The truth was – and this in some eyes will confirm the cynicism of which some accuse us journalists – the tears had made the story. This was something happening in Israel but the British Opposition leader’s wife was moved to cry. That was a story for The Sun and everyone else. All of us got a great show the next day. The story was on the front of The Times with a picture.
We went to the foreign ministry the next morning where Kinnock was holding talks. A broadcast journalist who, for all we knew, had received a kicking from his news desk for not running the ‘Glenys cries’ line, seemed to be less than happy with the travelling Lobby and asked Mrs Kinnock directly whether she had cried the day before. Glenys, bless her, replied: ‘Yes, I did, actually.’
He should not have asked, as he could no longer claim to his bosses that the Lobby had made it up. There was always a tension between the visiting pack and journalists on the ground who thought, quite rightly, that they knew the domestic story better. But we were often working for a different market – known as the front page.
Kinnock’s visit had an impact.
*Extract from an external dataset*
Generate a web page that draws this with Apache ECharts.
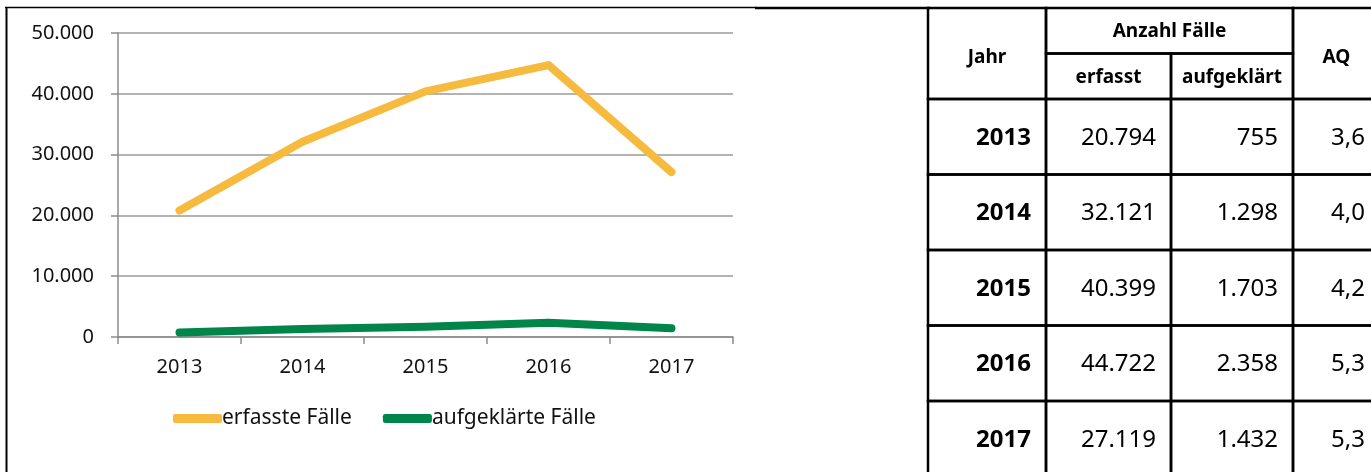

The next day, Yitzhak Shamir, the Israeli prime minister, responded to accusations of army brutality and hellish conditions in the occupied territories by insisting that Israel was doing everything it could to avoid casualties and suffering. But he did not deny Kinnock’s controversial statements, repeated personally to him during the talks, that he had seen injured Palestinians on the West Bank and in the Gaza Strip who had been shot in the back.
Kinnock raised the use of so-called ‘dum dum’ ammunition with Yitzhak Rabin, then defence minister but later a prime minister who made several historic agreements with the Palestinians through the Oslo Accords. Rabin was assassinated in 1995 by an opponent of the peace process. Back then it was an awkward encounter for Kinnock as Rabin was a Labour minister.
For John Williams of the Standard, the timing meant it was a splash for his paper again. But John knew that if he stayed and filed, he would miss Kinnock’s trip to Gaza that morning. I told him to stay in Jerusalem and I would fill him in. We returned from Gaza in time for me to dictate notes of our trip to Gaza, and for him – helped by the time advantage – to catch his paper with yet another splash. Which all proves that in the competitive world of political journalism, there is still time for cooperation.
Kinnock had timed his trip well. Other Western leaders visiting during this period also put pressure on Israel to soften its security policy in the so-called occupied territories. And unusually for an overseas trip, whether by an Opposition leader or a prime minister, there was no big gaffe, no downside.